The PACE President noted he had to cancel his visit to Minsk due to the recent actions of the Belarusian authorities.”
The United Nations Human Rights Committee earlier deplored the executions of two people, whose cases are currently pending before the Committee. The Council of Europe, Amnesty International, and Belarusian human rights activists have also condemned the actions of the Belarusian authorities.

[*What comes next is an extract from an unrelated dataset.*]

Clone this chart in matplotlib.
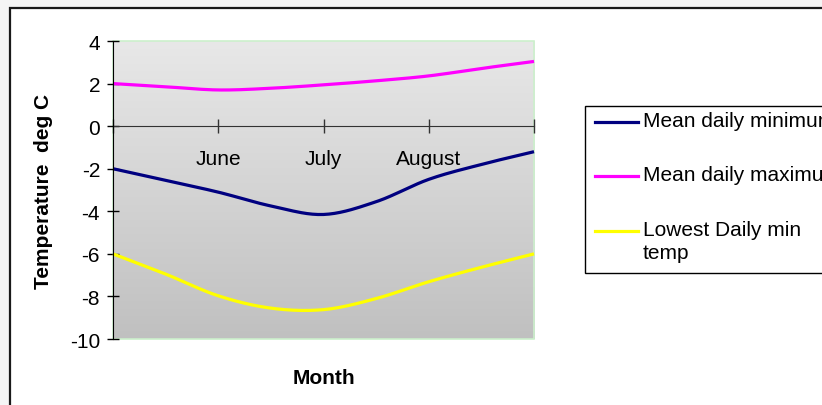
import numpy as np
import matplotlib
matplotlib.use("Agg")
import matplotlib.pyplot as plt
from matplotlib.patches import Rectangle
from matplotlib.lines import Line2D

# half-month positions: 0 = start of the window ... 4 = end
month_pos = [0, 0.5, 1, 1.5, 2, 2.5, 3, 3.5, 4]
tick_pos = [0, 1, 2, 3, 4]
tick_labels = ["", "June", "July", "August", ""]

mean_daily_min = [-2.0, -2.55, -3.1, -3.75, -4.15, -3.55, -2.5, -1.8, -1.2]
mean_daily_max = [2.0, 1.85, 1.7, 1.78, 1.94, 2.13, 2.36, 2.71, 3.04]
lowest_daily_min = [-6.0, -6.95, -7.97, -8.55, -8.62, -8.1, -7.31, -6.63, -6.0]

series = [
    ("Mean daily minimum", mean_daily_min, "#000080"),
    ("Mean daily maximum", mean_daily_max, "#FF00FF"),
    ("Lowest Daily min\ntemp", lowest_daily_min, "#FFFF00"),
]

W, H = 822, 406
plt.rcParams["font.family"] = ["Liberation Sans", "DejaVu Sans"]
plt.rcParams["axes.unicode_minus"] = False


def smooth(x, y, n=20):
    """Bezier smoothing, close to the spreadsheet 'smoothed line'."""
    x = np.asarray(x, float)
    y = np.asarray(y, float)
    px = np.concatenate([[x[0]], x, [x[-1]]])
    py = np.concatenate([[y[0]], y, [y[-1]]])
    xs, ys = [], []
    for i in range(1, len(px) - 2):
        p0, p1, p2, p3 = (np.array([px[k], py[k]]) for k in (i - 1, i, i + 1, i + 2))
        c1 = p1 + (p2 - p0) / 6
        c2 = p2 - (p3 - p1) / 6
        t = np.linspace(0, 1, n)[:, None]
        pts = ((1 - t) ** 3) * p1 + 3 * ((1 - t) ** 2) * t * c1 + 3 * (1 - t) * t ** 2 * c2 + t ** 3 * p2
        xs.extend(pts[:, 0])
        ys.extend(pts[:, 1])
    return xs, ys


fig = plt.figure(figsize=(W / 100, H / 100), dpi=100, facecolor="#f5f5f5")

# chart frame (cut off at the right / bottom like the original)
fig.add_artist(Rectangle((10 / W, -0.2), 1.0, 1 - 9 / H + 0.2, transform=fig.transFigure,
                         facecolor="white", edgecolor="#1a1a1a", linewidth=1.6, zorder=-10))

ax = fig.add_axes([113 / W, 1 - 340 / H, (534 - 113) / W, (340 - 42) / H])
ax.set_zorder(2)
ax.set_xlim(0, 4)
ax.set_ylim(-10, 4)
ax.patch.set_alpha(0)

# grey gradient background of the plot area
grad = np.linspace(0, 1, 256).reshape(-1, 1)
ax.imshow(grad, extent=(0, 4, -10, 4), aspect="auto", origin="upper",
          cmap=matplotlib.colors.LinearSegmentedColormap.from_list("g", ["#e8e8e8", "#c0c0c0"]),
          zorder=0)
ax.add_patch(Rectangle((0, 0), 1, 1, transform=ax.transAxes, fill=False,
                       edgecolor="#ccf0cc", linewidth=1.2, zorder=1, clip_on=False))

for label, values, color in series:
    xs, ys = smooth(month_pos, values)
    ax.plot(xs, ys, color=color, linewidth=2.3, solid_capstyle="butt", zorder=3, clip_on=False)

for side in ("top", "right"):
    ax.spines[side].set_visible(False)
ax.spines["bottom"].set_position(("data", 0))
ax.spines["bottom"].set_color("#333333")
ax.spines["left"].set_color("black")
ax.spines["left"].set_zorder(4)

ax.set_yticks(range(-10, 5, 2))
ax.set_xticks(tick_pos)
ax.set_xticklabels(tick_labels)
ax.tick_params(axis="y", direction="inout", length=8.6, width=1, pad=5, labelsize=15)
ax.tick_params(axis="x", direction="inout", length=9.4, width=1, color="#333333",
               pad=11.5, labelsize=15)

ax.set_ylabel("Temperature  deg C", fontsize=15, fontweight="bold", va="center")
ax.yaxis.set_label_coords(-0.166, 0.5)
ax.set_xlabel("Month", fontsize=15, fontweight="bold", va="center")
ax.xaxis.set_label_coords(0.5, -0.128)


# legend, drawn in pixel positions like the spreadsheet legend box
def px(x, y):
    return x / W, 1 - y / H


lx0, ly0, ly1 = 585, 107, 274
fig.add_artist(Rectangle(px(lx0, ly1), (860 - lx0) / W, (ly1 - ly0) / H,
                         transform=fig.transFigure, facecolor="white",
                         edgecolor="black", linewidth=1.0))
for (label, values, color), yy in zip(series, [123, 177, 232]):
    fig.add_artist(Line2D([595 / W, 638 / W], [1 - yy / H] * 2, transform=fig.transFigure,
                          color=color, linewidth=2.3))
    fig.text(643 / W, 1 - (yy - 11) / H, label, fontsize=15, va="top", ha="left",
             linespacing=1.3)

fig.savefig("out.png", dpi=100, facecolor=fig.get_facecolor())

Belarus is the only country in Europe where the death penalty wasn’t abolished. In June 2009, the Parliamentary Assembly of the Council of Europe adopted a resolution on restoring special guest status in PACE for Belarus on a condition of imposing moratorium on death penalty. The European Union also calls on imposing moratorium. This is one of the conditions for lifting visa sanctions on Belarusian officials extended by the EU until October 2010.